The Uplift Education system has 34 schools on 17 campuses, with just over 14,000 students. In this vast network of campuses, collaboration is key to student success. Tableau Server serves as a front-end platform for teachers, principals, and leadership to interact with data from the Uplift Education data warehouse and Excel spreadsheets. Dashboards present unified profiles of students and teachers, displaying data about tests, grades, attendance, compliance, and more. With all of this data at their fingertips, teachers can understand how to meet the needs of their students, and adapt as needed. With Tableau, Uplift Education can be proactive in their mission to “empower students to reach their highest potential.”
Furthering a mission with data
Tableau: Can you tell us a little bit about Uplift Education? Thomas Hay, Director of Data Strategy: We're a network of 34 schools on 17 campuses with just over 14,000 students. And many of our students will be the first in their families to attend college. Our goal is to really prepare students to get to and through college and to be able to contribute to their community and do great things. Tableau: How is Tableau making an impact at Uplift Education? Thomas: Tableau is helping us further our mission at Uplift Education by serving as really the front-end platform for our teachers, principals, and leadership to really interact with the vast sources of data that we have from many different data warehouses, Excel spreadsheets. So Tableau helps us in the furthering of our mission by providing an interactive platform that we can aggregate the vast variety of data sources that we have into a central location. 31 of our schools are Title One schools, so that means that they have a high number of students from low-income families. So they can understand how students are progressing through the Uplift curriculum, where there might be opportunities for reteach because of potential misunderstanding Tableau: What kind of dashboards are you viewing in Tableau? How does faculty access the data? Thomas: So we connect Tableau to our data warehouse and we use Tableau Server and Tableau Desktop to display dashboards that are pulling together a unified profile of a student, unified profiles of teachers, showing information on tests, whether they're local, state, or nationally normed tests to show how students are progressing through our curriculum, to highlight students that may need additional support and help. We also use it as a way for them to export data. So if they want to pull down data on a particular student or their classroom or their school, they're able to do that using the export features that are part of Tableau.

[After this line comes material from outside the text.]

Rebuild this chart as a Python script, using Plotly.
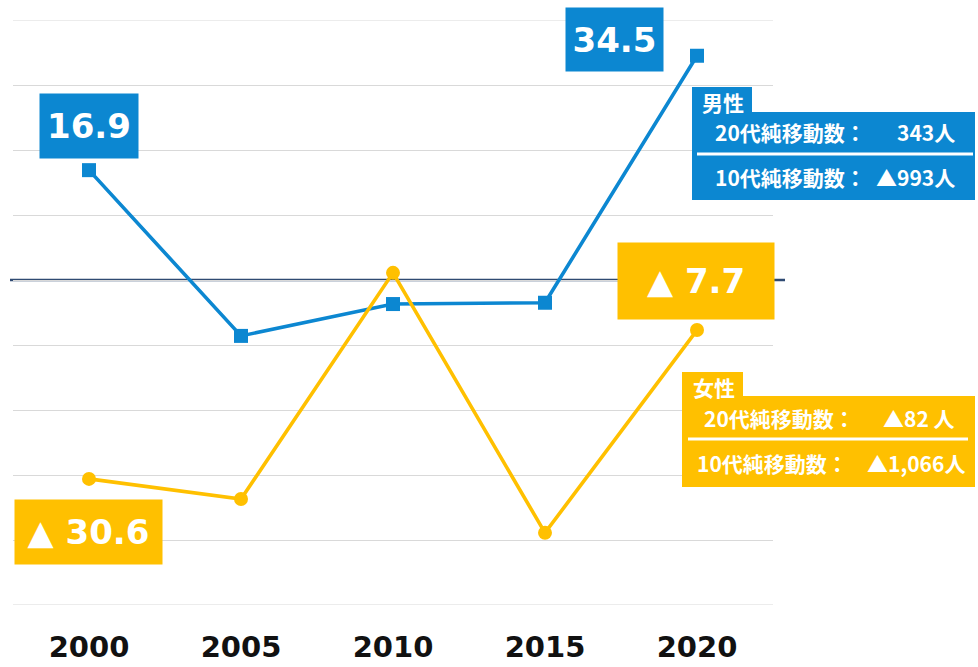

We are big proponents of using Tableau to allow our teachers to see their data, drill down into it, find some additional insight, and use that to help in their practice.
Tableau: What would you do if you didn't have Tableau? Thomas: Without Tableau, we wouldn't have a way to show all of these different data sources in one place. And our teachers and principals would have to spend time going to all those different locations to pull that together. Tableau: Have you gotten a lot of value from Tableau at Uplift Education? Thomas: We are big proponents of using Tableau to allow our teachers to see their data, drill down into it, find some additional insight, and use that to help in their practice, whether it's lesson planning or designing tutoring blocks or intervention for students, so that they can make the most of their time and the most of the tests and homework, and other data that they are collecting on a daily basis.

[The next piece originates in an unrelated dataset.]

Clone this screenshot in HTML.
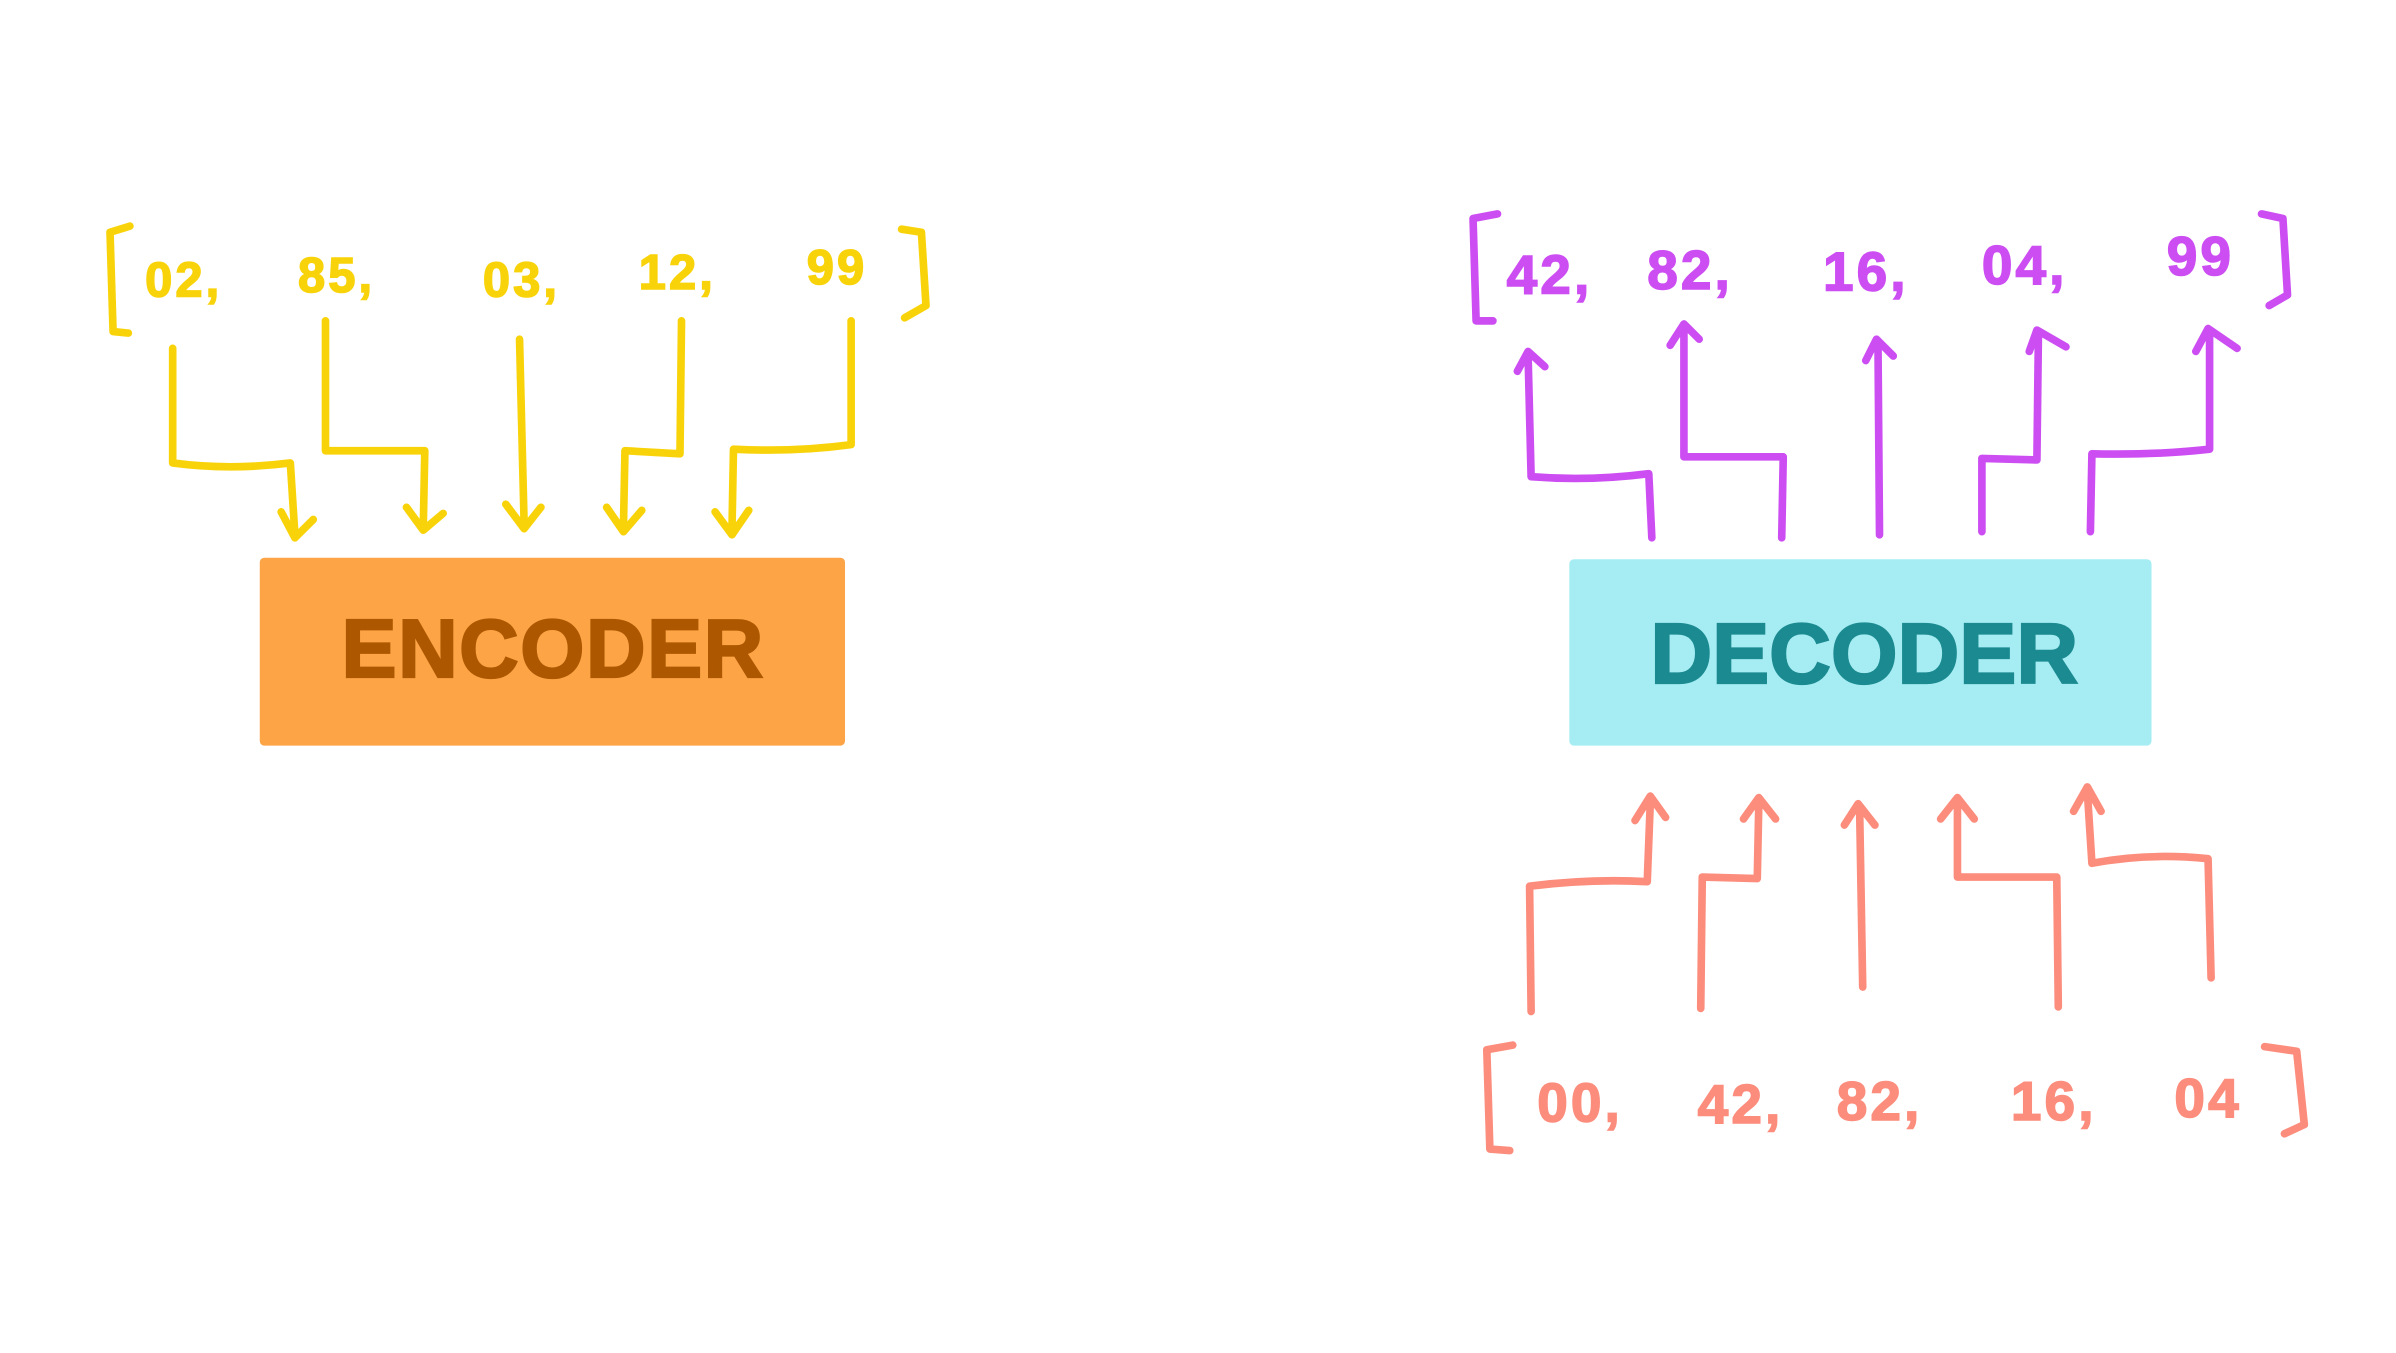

Guiding teachers to better outcomes
Tableau: How has Tableau changed day-to-day processes at Uplift Education? Thomas: Using Tableau and being able to visualize and pull together many different data sources, it's really allowed us to leverage some of the research that has been done in education around the best ways that students learn certain skills—and be able to track those skills over time. As well as pull together data that we know from research indicates a student might be getting off track from being on grade level or potentially not learning certain material in a way that will set them up for success later on. Tableau: How has that impacted the teachers? Thomas: So by pulling that information together and then being able to highlight it, we're able to take statistical modeling that we do or other analysis and make it touchable. Teachers can go and actually interact with it and see it and feel it. In many ways, it makes that research living for them because it's living in the students that they have. And they're able to track those indicators that may have existed many different places to start all in one location. And tell them that unified story of a student. Tableau: How is that creating positive changes on campuses? Thomas: So our ability to really effect change with students has come through sort of a theory on our part that if we're able to drill down learning to discrete elements that we can observe and better understand, we can help guide teachers in their practice so that they're better able to meet the needs of their students. The insights that we've seen from our dashboards that have, you know, brought a bit of surprise, in a good way, to our eyes is where there might be certain gaps at particular grade levels. And that allows us to use the resources at our central office to stack hands and help campuses where they might need that help, or reach out to them proactively to ask what they might need and work with them to create better learning outcomes for their students.